Vertical gardening for balconies


Vertical gardening for balconies

When you’re short on space to garden, sometimes the only way to go is up! Vertical gardening is ideal for balconies, making use of walls, upright supports and cleverly designed planters to turn even the smallest space into a little green piece of paradise.

Tips on balcony gardening

  • Spend some time watching where the sun goes on your balcony over the course of a day, so that you know where the sunniest and shadiest spots are. Most fruit and veg will need at least six hours of direct sunlight a day to do well.
  • Balconies can be very windy, and this means plants will dry out fast. Putting up a windbreak of cane matting will make things easier for your plants.
  • Be careful not to overload your balcony with heavy pots. Remember that soil and compost can weigh a lot when wet.
  • Use drip trays under pots to stop water overflowing onto your neighbours below!

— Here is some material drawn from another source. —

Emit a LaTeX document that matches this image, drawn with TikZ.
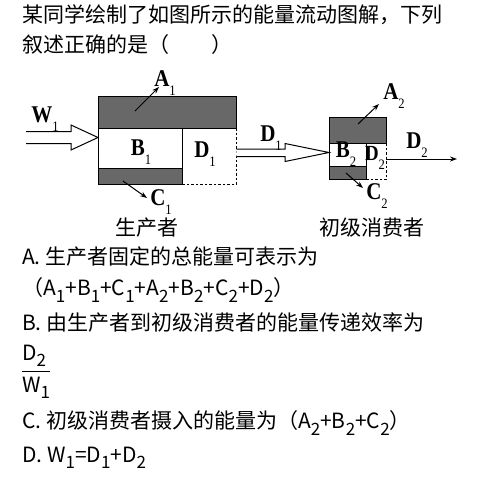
\documentclass[tikz,border=0pt]{standalone}
\usepackage{fontspec}
\setmainfont{Liberation Serif}
\newfontfamily\cjk{Noto Sans CJK SC}
\usetikzlibrary{arrows.meta,calc}
\definecolor{boxgray}{RGB}{104,104,104}
\newcommand{\lsub}[1]{\raisebox{-0.4em}{\fontsize{12}{12}\selectfont\mdseries #1}}
\newcommand{\lb}[2]{\scalebox{1.05}[1.2]{\textbf{#1}\lsub{#2}}}
\newcommand{\tsub}[1]{\raisebox{-0.3em}{\fontsize{17}{17}\selectfont #1}}
\begin{document}
\begin{tikzpicture}[x=1pt,y=-1pt,
  darkbox/.style={draw, fill=boxgray, line width=1.1pt, inner sep=0pt, anchor=north west},
  whitebox/.style={draw, fill=white, line width=1.1pt, inner sep=0pt, anchor=north west},
  openbox/.style={inner sep=0pt, anchor=north west},
  dashedge/.style={line width=0.9pt, dash pattern=on 2.5pt off 2pt},
  hollow/.style={draw, fill=white, line width=1pt, line join=miter},
  outarrow/.style={line width=1pt, -{Stealth[length=7pt,width=5pt]}},
  lab/.style={font=\fontsize{20}{20}\selectfont, inner sep=0pt},
  cjklab/.style={font=\cjk\fontsize{21}{21}\selectfont, inner sep=0pt},
  txt/.style={font=\cjk\fontsize{21}{21}\selectfont, inner sep=0pt, anchor=west}]
\useasboundingbox (0,0) rectangle (480,480);
\fill[white] (0,0) rectangle (480,480);

% title
\node[txt] (t1) at (22,15) {某同学绘制了如图所示的能量流动图解，下列};
\node[txt] (t2) at (22,45) {叙述正确的是（　　）};

% producer
\node[darkbox, minimum width=138pt, minimum height=32pt] (A1box) at (98,96) {};
\node[whitebox, minimum width=84pt, minimum height=40pt] (B1box) at (98,128) {};
\node[darkbox, minimum width=84pt, minimum height=16pt] (C1box) at (98,168) {};
\node[openbox, minimum width=54pt, minimum height=56pt] (D1box) at (182,128) {};
\draw[dashedge] (D1box.north east) -- (D1box.south east) -- (D1box.south west);

% consumer
\node[darkbox, minimum width=57pt, minimum height=26pt] (A2box) at (329,117) {};
\node[whitebox, minimum width=37pt, minimum height=23pt] (B2box) at (329,143) {};
\node[darkbox, minimum width=37pt, minimum height=13pt] (C2box) at (329,166) {};
\node[openbox, minimum width=20pt, minimum height=36pt] (D2box) at (366,143) {};
\draw[dashedge] (D2box.north east) -- (D2box.south east) -- (D2box.south west);

% hollow arrows
\coordinate (w1tip) at (B1box.west |- 0,137.5);
\draw[hollow] (26,131.5) -- (71,131.5) -- (71,125) -- (w1tip) -- (71,150) -- (71,143.5) -- (26,143.5);
\coordinate (d1tip) at (A2box.west |- 0,152.5);
\draw[hollow] (D1box.east |- 0,149) -- (285,149) -- (285,143.5) -- (d1tip) -- (285,161.5) -- (285,156.5) -- (D1box.east |- 0,156.5);

% labels
\node[lab] (W1) at (45,119) {\lb{W}{1}};
\node[lab] (A1) at (165,83) {\lb{A}{1}};
\node[lab] (B1) at (141,152) {\lb{B}{1}};
\node[lab] (D1in) at (205,154) {\lb{D}{1}};
\node[lab] (C1) at (161,202) {\lb{C}{1}};
\node[lab] (D1) at (271,138) {\lb{D}{1}};
\node[lab] (A2) at (394,96) {\lb{A}{2}};
\node[lab] (B2) at (346,154) {\lb{B}{2}};
\node[lab, font=\fontsize{18}{18}\selectfont] (D2in) at (375,158) {\lb{D}{2}};
\node[lab] (D2) at (417,145) {\lb{D}{2}};
\node[lab] (C2) at (377,196) {\lb{C}{2}};
\node[cjklab] (prod) at (147,228) {生产者};
\node[cjklab] (cons) at (372,228) {初级消费者};

% thin arrows
\coordinate (a1s) at (135,111);
\coordinate (c1s) at (123,181);
\coordinate (a2s) at (358,124);
\coordinate (c2s) at (346,173);
\draw[outarrow] (a1s) -- (159,87);
\draw[outarrow] (c1s) -- (147,198);
\draw[outarrow] (a2s) -- (379,104);
\draw[outarrow] (c2s) -- (363,188);
\coordinate (d2end) at (457,159);
\draw[outarrow] (D2box.east |- 0,159) -- (d2end);

% options
\node[txt] (oA) at (22,257) {A. 生产者固定的总能量可表示为};
\node[txt] (oA2) at (22,290) {（A\tsub{1}+B\tsub{1}+C\tsub{1}+A\tsub{2}+B\tsub{2}+C\tsub{2}+D\tsub{2}）};
\node[txt] (oB) at (22,323) {B. 由生产者到初级消费者的能量传递效率为};
\node[txt] (fn) at (22,356) {D\tsub{2}};
\node[txt] (fd) at (22,388) {W\tsub{1}};
\draw[line width=1pt] (22,371) -- (50,371);
\node[txt] (oC) at (22,423) {C. 初级消费者摄入的能量为（A\tsub{2}+B\tsub{2}+C\tsub{2}）};
\node[txt] (oD) at (22,458) {D. W\tsub{1}=D\tsub{1}+D\tsub{2}};
\end{tikzpicture}
\end{document}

Vertical gardening for balconies

5 vertical gardening ideas for balconies

  1. Balcony rail planters are specially designed to sit over or hang from a balcony rail. They take up hardly any space at all, and they’re perfect for small plants like herbs and strawberries or trailing summer bedding like petunias and begonias.
  2. Stackable planters are another clever solution for small spaces. These modular planters can be stacked on top of each other to whatever height you choose, with planting pockets at each level perfect for flowering plants or herbs like parsley, basil and mint.
  3. Grow climbers in pots, trained up an obelisk or a trellis fixed to your balcony wall. Miniature climbing rose ‘Warm Welcome’ will grow happily in a pot and produces masses of bright orange flowers all summer. You could also combine flowers and food by growing a climbing bean like French bean ‘Blauhilde’, which has gorgeous violet flowers in summer followed by tasty purple beans that turn green when cooked.
  4. Tiered plant stands are great for small spaces like balcony gardens, letting you grow three or four times as many plants in the same amount of floorspace. On a balcony, the lower levels are likely to be shaded for part of the day, so put the sun-lovers on the upper levels and the plants that prefer shade lower down.
  5. Add height to your balcony garden with an ornamental tree in a container. Dwarf Japanese maple ‘Wilson’s Pink Dwarf’ has gorgeous variegated leaves and prefers to be sheltered from hot afternoon sun, making it ideal for balconies that often only get sun for part of the day. You can even grow a small fruit tree in a container. Ballerina apples like ‘Samba’ and ‘Flamenco’ produce fruit in short spurs off the main trunk, so they have a very narrow, upright shape that takes up very little space, and they have beautiful flowers in spring.